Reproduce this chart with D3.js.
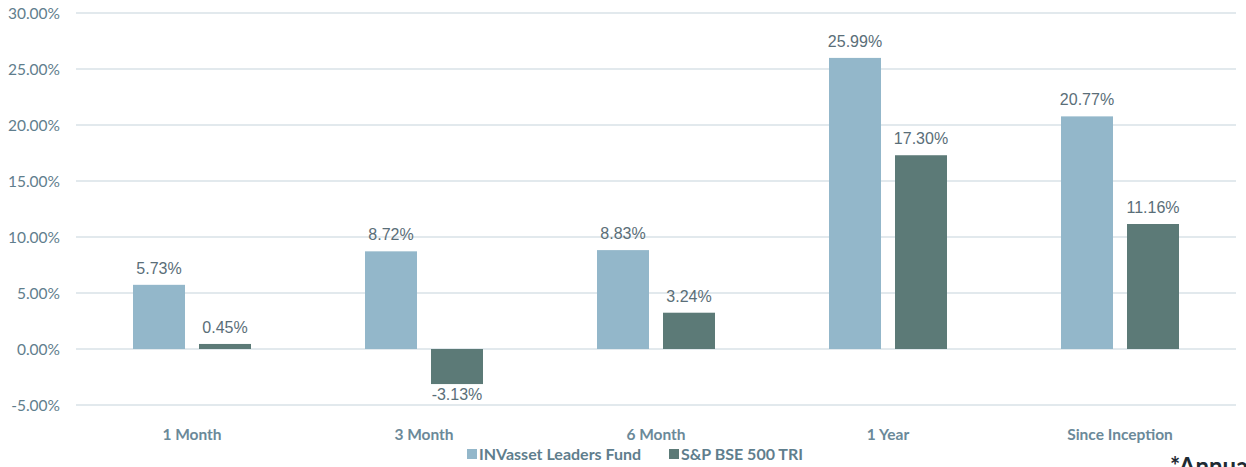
<!DOCTYPE html>
<html>
<head>
<meta charset="utf-8">
<script src="https://cdn.jsdelivr.net/npm/d3@7"></script>
<style>
  body { margin: 0; background: #fff; }
  svg { display: block; }
</style>
</head>
<body>
<script>
var width = 1246;
var height = 467;

var categories = ["1 Month", "3 Month", "6 Month", "1 Year", "Since Inception"];
var seriesNames = ["INVasset Leaders Fund", "S&P BSE 500 TRI"];
var fundValues = [5.73, 8.72, 8.83, 25.99, 20.77];
var indexValues = [0.45, -3.13, 3.24, 17.30, 11.16];
var tickValues = [-5, 0, 5, 10, 15, 20, 25, 30];
var colors = ["#93b7ca", "#5c7a77"];

var plotLeft = 76, plotRight = 1236, plotTop = 13, plotBottom = 405;

var svg = d3.select("body").append("svg")
    .attr("width", width)
    .attr("height", height);

var x = d3.scaleBand()
    .domain(categories)
    .range([plotLeft, plotRight])
    .paddingInner(0)
    .paddingOuter(0);

var y = d3.scaleLinear()
    .domain([-5, 30])
    .range([plotBottom, plotTop]);

// two bars of 52px with a 14px gap, centred in each band
var x1 = d3.scaleBand()
    .domain([0, 1])
    .range([x.bandwidth() / 2 - 59, x.bandwidth() / 2 + 59])
    .paddingInner(14 / 66)
    .paddingOuter(0);

// grid
svg.append("g").selectAll("line")
  .data(tickValues)
.enter().append("line")
  .attr("x1", plotLeft)
  .attr("x2", plotRight)
  .attr("y1", function(d) { return y(d); })
  .attr("y2", function(d) { return y(d); })
  .attr("stroke", "#d9e2e7")
  .attr("stroke-width", 1.5);

// y axis labels
var yAxis = d3.axisLeft(y)
    .tickValues(tickValues)
    .tickSize(0)
    .tickPadding(0)
    .tickFormat(function(d) { return d.toFixed(2) + "%"; });

var yg = svg.append("g")
    .attr("transform", "translate(60,0)")
    .call(yAxis);
yg.select(".domain").remove();
yg.selectAll("text")
  .attr("font-family", "Lato, sans-serif")
  .attr("font-size", 15.5)
  .attr("fill", "#5f7e8d")
  .attr("dy", "0.35em");

// x axis labels
var xAxis = d3.axisBottom(x).tickSize(0).tickPadding(0);
var xg = svg.append("g")
    .attr("transform", "translate(0,428)")
    .call(xAxis);
xg.select(".domain").remove();
xg.selectAll("text")
  .attr("font-family", "Lato, sans-serif")
  .attr("font-weight", "bold")
  .attr("font-size", 15.5)
  .attr("fill", "#6b8999")
  .attr("dy", "0.75em");

var rows = categories.map(function(c, i) {
  return { cat: c, vals: [fundValues[i], indexValues[i]] };
});

var groups = svg.selectAll(".grp")
  .data(rows)
.enter().append("g")
  .attr("class", "grp")
  .attr("transform", function(d) { return "translate(" + x(d.cat) + ",0)"; });

groups.selectAll("rect")
  .data(function(d) { return d.vals; })
.enter().append("rect")
  .attr("x", function(d, i) { return x1(i); })
  .attr("width", x1.bandwidth())
  .attr("y", function(d) { return y(Math.max(0, d)); })
  .attr("height", function(d) { return Math.abs(y(d) - y(0)); })
  .attr("fill", function(d, i) { return colors[i]; });

groups.selectAll("text")
  .data(function(d) { return d.vals; })
.enter().append("text")
  .attr("x", function(d, i) { return x1(i) + x1.bandwidth() / 2; })
  .attr("y", function(d) { return d >= 0 ? y(d) - 11 : y(d) + 16; })
  .attr("text-anchor", "middle")
  .attr("font-family", "'Liberation Sans', Arial, sans-serif")
  .attr("font-size", 16)
  .attr("fill", "#5a6e78")
  .text(function(d) { return d.toFixed(2) + "%"; });

// legend
var legendX = [467, 669];
var legend = svg.selectAll(".leg")
  .data(seriesNames)
.enter().append("g")
  .attr("class", "leg")
  .attr("transform", function(d, i) { return "translate(" + legendX[i] + ",449)"; });

legend.append("rect")
  .attr("width", 10)
  .attr("height", 10)
  .attr("fill", function(d, i) { return colors[i]; });

legend.append("text")
  .attr("x", 12)
  .attr("y", 10.5)
  .attr("font-family", "Lato, sans-serif")
  .attr("font-weight", "bold")
  .attr("font-size", 16)
  .attr("fill", "#5f7e8d")
  .text(function(d) { return d; });

svg.append("text")
  .attr("x", 1170)
  .attr("y", 475)
  .attr("font-family", "Lato, sans-serif")
  .attr("font-weight", "bold")
  .attr("font-size", 24)
  .attr("fill", "#1f2b33")
  .text("*Annualised");
</script>
</body>
</html>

══════════════════════════════

▶ **Short task**
In the data above, please extract the lines from the first one through the line with "var height = 467;", exactly, and keep pictures out.

▶ **Answer to the task**
Reproduce this chart with D3.js.
<!DOCTYPE html>
<html>
<head>
<meta charset="utf-8">
<script src="https://cdn.jsdelivr.net/npm/d3@7"></script>
<style>
  body { margin: 0; background: #fff; }
  svg { display: block; }
</style>
</head>
<body>
<script>
var width = 1246;
var height = 467;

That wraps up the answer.